Rockaway would be there for me for all my musical flings throughout junior high
and into high school. I discovered KROQ and bought CDs by Radiohead, Sublime,
Bush and the Violent Femmes; I became a punker and scanned the V section for the
Vandals and the B’s for Black Flag. I’d stay up late summer nights and listen
to Rodney on the ROQ, writing down the names of bands that weren’t
played on daytime KROQ, then listened to their CDs at Rockaway. After screaming
fights with my dad, I found it a haven I could walk to and buy cheap CDs, which
I’d pop in my Discman on the way back home.

And then IT came. IT was a blob from Berkeley that had oozed its way south to
the corner of Sunset and Cahuenga. Amoeba Music. Amoeba was about five times the
size of Rockaway. It was the Empire Records I’d dreamed about — a giant, independently
run music palace with used and new CDs, selling more genres than I cared to listen
to. Most of the CDs I couldn’t find at Rockaway I found at Amoeba.
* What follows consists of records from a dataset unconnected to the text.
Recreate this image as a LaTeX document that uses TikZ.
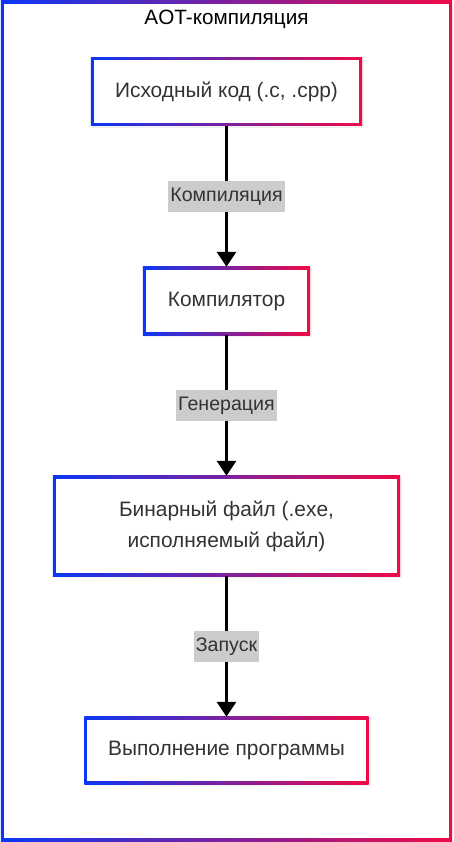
\documentclass[tikz,border=0pt]{standalone}
\usepackage{fontspec}
\setmainfont{Liberation Sans}
\usetikzlibrary{arrows.meta,backgrounds}
\definecolor{gbl}{RGB}{10,55,245}
\definecolor{grd}{RGB}{240,10,70}
\definecolor{txt}{RGB}{51,51,51}
\definecolor{labbg}{RGB}{204,204,204}
\tikzset{
  x=1pt,y=1pt,
  stepbox/.style={rectangle,draw=none,inner sep=0pt,text=txt,font=\fontsize{20.9}{31}\selectfont,align=center},
  edgelab/.style={rectangle,fill=labbg,text=txt,inner xsep=2pt,inner ysep=0pt,minimum height=31pt,font=\fontsize{19.6}{22}\selectfont},
  arr/.style={line width=3pt,black,-{Triangle[width=19pt,length=15pt]}},
}
\newcommand{\gradbox}[2]{%
  \fill[black,opacity=0.06] ([shift={(1,-2)}]#1.south west) rectangle ([shift={(2,0)}]#1.north east);
  \shade[left color=gbl,right color=grd] (#1.south west) rectangle (#1.north east);
  \fill[white] ([shift={(#2,#2)}]#1.south west) rectangle ([shift={(-#2,-#2)}]#1.north east);
}
\begin{document}
\begin{tikzpicture}
\useasboundingbox (0,0) rectangle (453,-842);
% outer frame
\node[draw=none,inner sep=0pt,minimum width=451pt,minimum height=840pt] (frame) at (226.5,-421) {};
\node[font=\fontsize{20.7}{24}\selectfont,text=black] (title) at (226.5,-19) {AOT-компиляция};
\node[stepbox,minimum width=271pt,minimum height=68pt] (n1) at (226.5,-91.5) {Исходный код (.c, .cpp)};
\node[stepbox,minimum width=167pt,minimum height=68pt] (n2) at (226.5,-301) {Компилятор};
\node[stepbox,minimum width=347pt,minimum height=100pt] (n3) at (226.5,-526) {Бинарный файл (.exe,\\исполняемый файл)};
\node[stepbox,minimum width=284pt,minimum height=67pt] (n4) at (226.5,-750.5) {Выполнение программы};
\begin{scope}[on background layer]
  \shade[left color=gbl,right color=grd] (frame.south west) rectangle (frame.north east);
  \fill[white] ([shift={(3,3)}]frame.south west) rectangle ([shift={(-3,-3)}]frame.north east);
  \gradbox{n1}{3}
  \gradbox{n2}{3}
  \gradbox{n3}{3}
  \gradbox{n4}{3}
\end{scope}
\draw[arr] (n1.south) -- node[edgelab] (l1) {Компиляция} (n2.north);
\draw[arr] (n2.south) -- node[edgelab] (l2) {Генерация} (n3.north);
\draw[arr] (n3.south) -- node[edgelab] (l3) {Запуск} (n4.north);
\end{tikzpicture}
\end{document}
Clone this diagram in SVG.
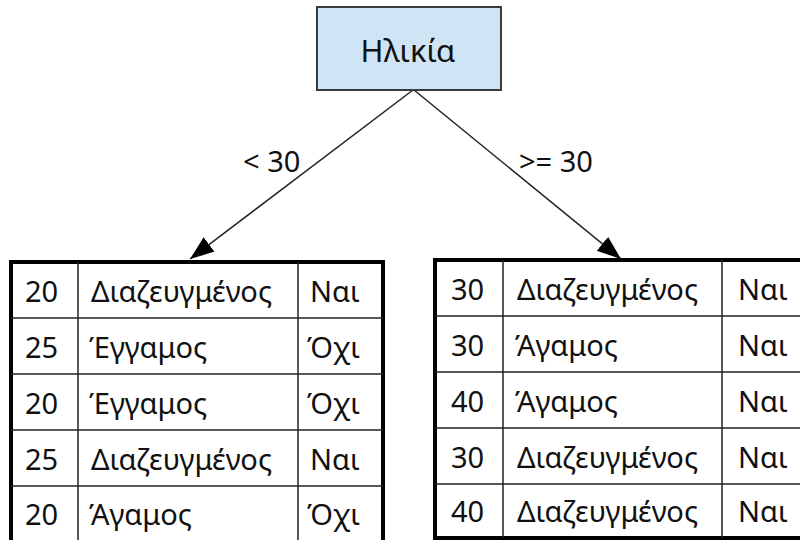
<svg xmlns="http://www.w3.org/2000/svg" width="800" height="540" viewBox="0 0 800 540">
<style>
text{font-family:"Noto Sans","Open Sans","DejaVu Sans",sans-serif;fill:#111;}
.t{font-size:29px;}
.lbl{font-size:29px;}
.root{fill:#cfe4f4;stroke:#3a3a3a;stroke-width:2;}
.outer{fill:#fff;stroke:#000;stroke-width:4;}
.grid{stroke:#222;stroke-width:1.5;fill:none;}
.conn{stroke:#222;stroke-width:1.5;fill:none;}
</style>
<defs>
<marker id="ah" markerUnits="userSpaceOnUse" markerWidth="26" markerHeight="20" refX="24" refY="9" orient="auto">
<path d="M0,0 L24,9 L0,18 Z" fill="#000"/>
</marker>
</defs>
<rect width="800" height="540" fill="#fff"/>
<g id="connectors">
<line class="conn" x1="413" y1="90" x2="190" y2="259" marker-end="url(#ah)"/>
<line class="conn" x1="414" y1="90" x2="621" y2="259" marker-end="url(#ah)"/>
<text class="lbl" x="243" y="172">&lt; 30</text>
<text class="lbl" x="519" y="172">&gt;= 30</text>
</g>
<g id="root">
<rect class="root" x="317" y="7" width="184" height="83"/>
<text x="408" y="62" text-anchor="middle" style="font-size:31px">Ηλικία</text>
</g>
<g id="table-left">
<rect class="outer" x="11" y="262" width="372" height="285"/>
<path class="grid" d="M11,318H383M11,374H383M11,430H383M11,486H383M78,262V545M298,262V545"/>
<text class="t" x="25" y="302">20</text><text class="t" x="91" y="302">Διαζευγμένος</text><text class="t" x="310" y="302">Ναι</text>
<text class="t" x="25" y="358">25</text><text class="t" x="89" y="358">Έγγαμος</text><text class="t" x="307" y="358">Όχι</text>
<text class="t" x="25" y="414">20</text><text class="t" x="89" y="414">Έγγαμος</text><text class="t" x="307" y="414">Όχι</text>
<text class="t" x="25" y="470">25</text><text class="t" x="91" y="470">Διαζευγμένος</text><text class="t" x="310" y="470">Ναι</text>
<text class="t" x="25" y="525">20</text><text class="t" x="89" y="525">Άγαμος</text><text class="t" x="307" y="525">Όχι</text>
</g>
<g id="table-right">
<rect class="outer" x="435" y="260" width="380" height="278"/>
<path class="grid" d="M435,316H815M435,372H815M435,428H815M435,484H815M503,260V538M722,260V538"/>
<text class="t" x="451" y="300">30</text><text class="t" x="517" y="300">Διαζευγμένος</text><text class="t" x="738" y="300">Ναι</text>
<text class="t" x="451" y="356">30</text><text class="t" x="515" y="356">Άγαμος</text><text class="t" x="738" y="356">Ναι</text>
<text class="t" x="451" y="412">40</text><text class="t" x="515" y="412">Άγαμος</text><text class="t" x="738" y="412">Ναι</text>
<text class="t" x="451" y="468">30</text><text class="t" x="517" y="468">Διαζευγμένος</text><text class="t" x="738" y="468">Ναι</text>
<text class="t" x="451" y="522">40</text><text class="t" x="517" y="522">Διαζευγμένος</text><text class="t" x="738" y="522">Ναι</text>
</g>
</svg>
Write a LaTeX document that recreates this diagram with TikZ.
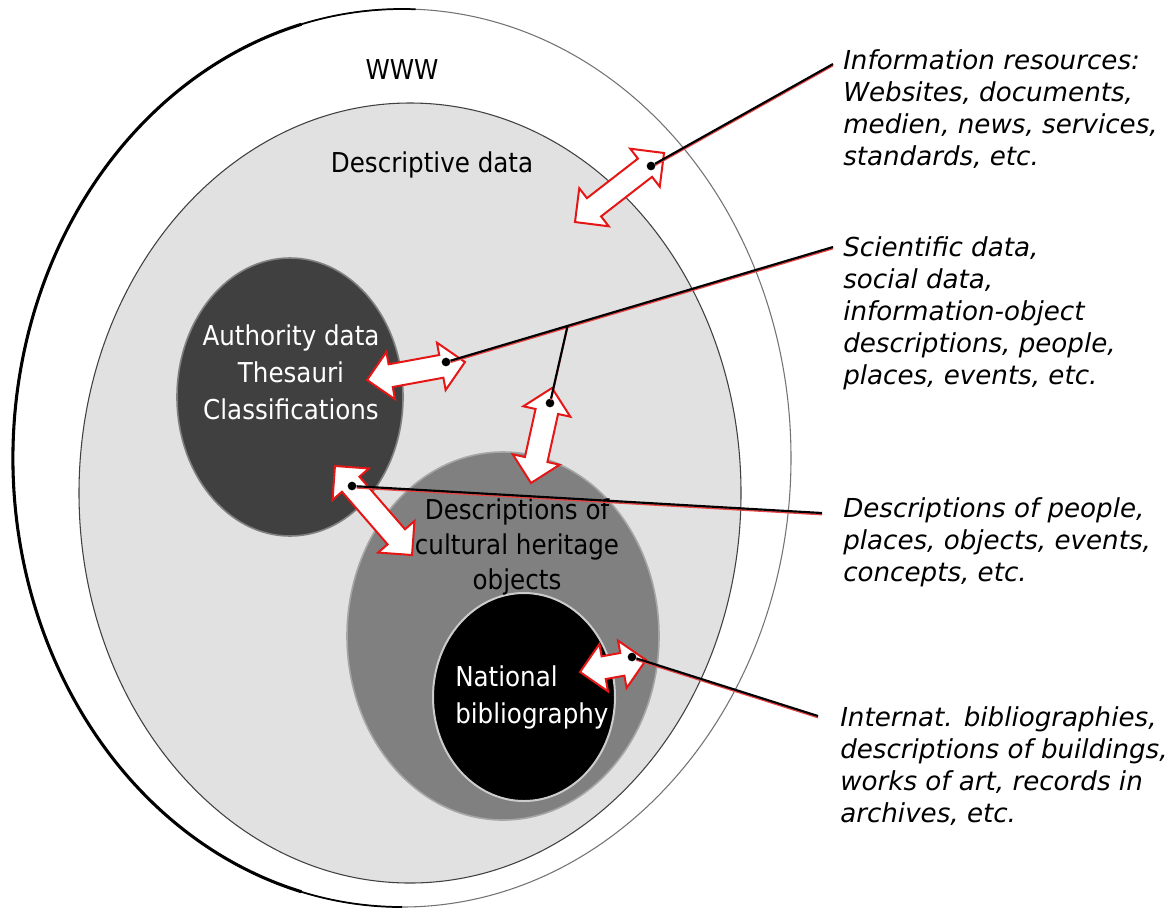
\documentclass[tikz,border=0pt]{standalone}
\usepackage{fontspec}
\setmainfont{DejaVu Sans}
\newfontfamily\circfont{DejaVu Sans Condensed}
\newfontfamily\notefont{DejaVu Sans Oblique}
\usetikzlibrary{shapes.geometric,shapes.arrows,calc}

\definecolor{arrowred}{RGB}{228,22,22}
\definecolor{descgray}{RGB}{225,225,225}
\definecolor{authgray}{RGB}{64,64,64}
\definecolor{heritgray}{RGB}{128,128,128}

\tikzset{
  disc/.style={ellipse, inner sep=0pt},
  circlabel/.style={font=\circfont\fontsize{20.5}{27.75}\selectfont, align=center, inner sep=0pt},
  notelabel/.style={font=\notefont\fontsize{19.6}{24}\selectfont, align=left, anchor=base west, inner sep=0pt},
  blockarrow/.style={double arrow, draw=arrowred, line width=1.5pt, fill=white, inner xsep=0pt, inner ysep=7.9pt, double arrow head extend=9.4pt, double arrow tip angle=90, minimum width=0pt},
  dotnode/.style={circle, fill=black, inner sep=0pt, minimum size=6.5pt},
  leader/.style={line width=1.6pt, preaction={draw=arrowred!80, line width=1.2pt, transform canvas={yshift=-1.2pt}}}
}

\begin{document}
\begin{tikzpicture}[x=0.75pt,y=0.75pt,yscale=-1,xscale=1]
\useasboundingbox (0,0) rectangle (1176,908);

%Shape: Ellipse [www]
\node[disc, fill=white, draw=black!55, line width=0.8pt, minimum width=583.5pt, minimum height=673.5pt] (www) at (402,458) {};
\draw[line width=1.3pt] (www.center) ++(90:389 and 449) arc[start angle=90, end angle=272, x radius=389, y radius=449];
\draw[line width=2.3pt] (www.center) ++(105:389 and 449) arc[start angle=105, end angle=255, x radius=389, y radius=449];
%Shape: Ellipse [descriptive data]
\node[disc, fill=descgray, draw=black!75, line width=0.8pt, minimum width=496.5pt, minimum height=585pt] (desc) at (410,493) {};
%Shape: Ellipse [authority data]
\node[disc, fill=authgray, draw=gray, line width=1.2pt, minimum width=169.5pt, minimum height=208.5pt] (auth) at (290,397) {};
%Shape: Ellipse [cultural heritage]
\node[disc, fill=heritgray, draw=gray!70, line width=1.2pt, minimum width=234pt, minimum height=276pt] (herit) at (503,636) {};
%Shape: Ellipse [national bibliography]
\node[disc, fill=black, draw=gray!40, line width=1.5pt, minimum width=136.5pt, minimum height=156pt] (natbib) at (524,697) {};

% Text Node
\node[circlabel] (wwwlab) at (402,70) {WWW};
% Text Node
\node[circlabel] (desclab) at (432,165) {Descriptive data};
% Text Node
\node[circlabel, text=white] (authlab) at (291,372) {Authority data\\Thesauri\\Classifications};
% Text Node
\node[circlabel, font=\circfont\fontsize{20.5}{26.25}\selectfont] (heritlab) at (517,547) {Descriptions of\\cultural heritage\\objects};
% Text Node
\node[circlabel, text=white, align=left, anchor=west] (natlab) at (455,697) {National\\bibliography};

%Block arrows
\node[blockarrow, minimum height=84.5pt, rotate=37.8] (arrA) at (619.5,187.5) {};
\node[blockarrow, minimum height=74.7pt, rotate=10.4] (arrB) at (416,371) {};
\node[blockarrow, minimum height=73pt, rotate=77.5] (arrC) at (541.5,435.5) {};
\node[blockarrow, minimum height=88.3pt, rotate=-49.1] (arrD) at (373.5,510.5) {};
\node[blockarrow, minimum height=50.3pt, rotate=10.3] (arrE) at (613,666) {};

%Dots
\node[dotnode] (dotA) at (651,166) {};
\node[dotnode] (dotB) at (446,362) {};
\node[dotnode] (dotC) at (550,403) {};
\node[dotnode] (dotD) at (352,486) {};
\node[dotnode] (dotE) at (632,657) {};

\coordinate (endA) at (833,64);
\coordinate (endB) at (833,247);
\coordinate (endD) at (822,513);
\coordinate (endE) at (818,716);
\coordinate (joinB) at ($(dotB)!0.314!(endB)$);

%Straight Lines
\draw[leader] (dotA) -- (endA);
\draw[leader] (dotB) -- (endB);
\draw[leader] (joinB) -- (dotC);
\draw[leader] (dotD) -- (endD);
\draw[leader] (dotE) -- (endE);

% Text Node (anchored at the baseline of the last line)
\node[notelabel] (noteA) at (843,165) {Information resources:\\Websites, documents,\\medien, news, services,\\standards, etc.};
% Text Node
\node[notelabel] (noteB) at (843,384) {Scientific data,\\social data,\\information-object\\descriptions, people,\\places, events, etc.};
% Text Node
\node[notelabel] (noteD) at (843,581) {Descriptions of people,\\places, objects, events,\\concepts, etc.};
% Text Node
\node[notelabel] (noteE) at (840,822) {Internat. bibliographies,\\descriptions of buildings,\\works of art, records in\\archives, etc.};

\end{tikzpicture}
\end{document}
Music had become
my crack addiction, and Amoeba was my MacArthur Park.

I forgot about Rockaway for a few months, opting for the Metro ride to Hollywood and Vine rather than the quick walk over Armstrong Hill to Glendale Boulevard. The next time I stepped through its doors, Rockaway had shrunk to half its size, the other half replaced by a boutique clothing store. It seemed gray and tired, with some equally gray and tired old customers. I bought a promo copy of a Bright Eyes/Neva Dinova split EP that hadn’t been released yet and a few novelty pins and left, feeling like I had just visited a lover I’d betrayed.